◆ **Work to be completed**
Pick out each line below containing "React".
___ Data excerpt
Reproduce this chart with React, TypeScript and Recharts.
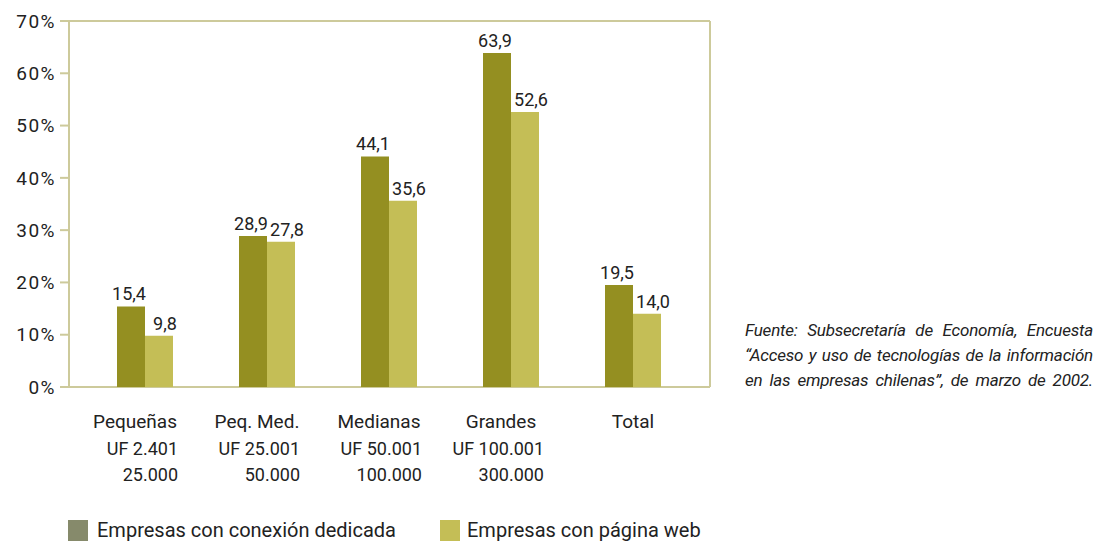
import React from 'react';
import { BarChart, Bar, XAxis, YAxis, CartesianGrid, LabelList } from 'recharts';

const categories = ['Pequeñas', 'Peq. Med.', 'Medianas', 'Grandes', 'Total'];
const ranges = [
  ['UF 2.401', '25.000'],
  ['UF 25.001', '50.000'],
  ['UF 50.001', '100.000'],
  ['UF 100.001', '300.000'],
  [],
];
const conexionDedicada = [15.4, 28.9, 44.1, 63.9, 19.5];
const paginaWeb = [9.8, 27.8, 35.6, 52.6, 14.0];
const yTicks = [0, 10, 20, 30, 40, 50, 60, 70];
const sourceLines = [
  'Fuente: Subsecretaría de Economía, Encuesta',
  '“Acceso y uso de tecnologías de la información',
  'en las empresas chilenas”, de marzo de 2002.',
];

const DARK = '#948f21';
const LIGHT = '#c4be56';
const LINE = '#cdca9b';
const FONT = 'Roboto, "Open Sans", sans-serif';

const data = categories.map((name, i) => ({
  name,
  range: ranges[i],
  conexion: conexionDedicada[i],
  web: paginaWeb[i],
}));

const fmt = (v: number) => v.toFixed(1).replace('.', ',');

const CategoryTick = (props: any) => {
  const { x, y, payload, index } = props;
  const extra = ranges[index] || [];
  if (extra.length === 0) {
    return (
      <text x={x} y={y + 33} textAnchor="middle" fontSize={19} fill="#222" fontFamily={FONT}>
        {payload.value}
      </text>
    );
  }
  return (
    <g>
      <text x={x - 10} y={y + 33} textAnchor="middle" fontSize={19} fill="#222" fontFamily={FONT}>
        {payload.value}
      </text>
      {extra.map((line: string, k: number) => (
        <text key={k} x={x + 33} y={y + 60 + k * 26} textAnchor="end" fontSize={18} fill="#222" fontFamily={FONT}>
          {line}
        </text>
      ))}
    </g>
  );
};

const App = () => {
  return (
    <div style={{ position: 'absolute', left: 0, top: 0, width: 1099, height: 542, background: '#fff', fontFamily: FONT }}>
      <BarChart
        width={712}
        height={500}
        data={data}
        margin={{ top: 21, right: 0, left: 0, bottom: 13 }}
        barGap={0}
        barCategoryGap={33}
      >
        <CartesianGrid vertical={false} stroke={LINE} strokeWidth={2} />
        <XAxis
          dataKey="name"
          height={100}
          padding={{ left: 15, right: 16 }}
          axisLine={false}
          tickLine={false}
          interval={0}
          tick={<CategoryTick />}
        />
        <YAxis
          yAxisId="left"
          width={69}
          domain={[0, 70]}
          ticks={yTicks}
          interval={0}
          tickFormatter={(v: number) => `${v}%`}
          axisLine={{ stroke: LINE, strokeWidth: 2 }}
          tickLine={{ stroke: LINE, strokeWidth: 2 }}
          tickSize={9}
          tickMargin={4}
          tick={{ fontSize: 19, fill: '#222', fontFamily: FONT, letterSpacing: 1.5 }}
        />
        <YAxis
          yAxisId="right"
          orientation="right"
          width={2}
          domain={[0, 70]}
          tick={false}
          tickLine={false}
          axisLine={{ stroke: LINE, strokeWidth: 2 }}
        />
        <Bar yAxisId="left" dataKey="conexion" fill={DARK} barSize={28} isAnimationActive={false}>
          <LabelList dataKey="conexion" position="top" offset={6} dx={-2} formatter={(v: number) => fmt(v)}
            style={{ fontSize: 18, fill: '#222', fontFamily: FONT }} />
        </Bar>
        <Bar yAxisId="left" dataKey="web" fill={LIGHT} barSize={28} isAnimationActive={false}>
          <LabelList dataKey="web" position="top" offset={6} dx={6} formatter={(v: number) => fmt(v)}
            style={{ fontSize: 18, fill: '#222', fontFamily: FONT }} />
        </Bar>
      </BarChart>

      {/* legend */}
      <div style={{ position: 'absolute', left: 68, top: 518, display: 'flex', alignItems: 'center', fontSize: 20, color: '#222' }}>
        <span style={{ width: 20, height: 21, background: '#868a6b', display: 'inline-block', marginRight: 9 }} />
        <span style={{ width: 343 }}>Empresas con conexión dedicada</span>
        <span style={{ width: 20, height: 21, background: LIGHT, display: 'inline-block', marginRight: 7 }} />
        <span>Empresas con página web</span>
      </div>

      {/* source note */}
      <div style={{ position: 'absolute', left: 745, top: 318, width: 348, fontSize: 17, fontStyle: 'italic', color: '#222', lineHeight: '25px', letterSpacing: -0.2 }}>
        {sourceLines.map((l, i) => (
          <div key={i} style={{ textAlign: 'justify', textAlignLast: 'justify', whiteSpace: 'nowrap' }}>{l}</div>
        ))}
      </div>
    </div>
  );
};

export default App;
______
◆ **Reply to the exercise**
Reproduce this chart with React, TypeScript and Recharts.
import React from 'react';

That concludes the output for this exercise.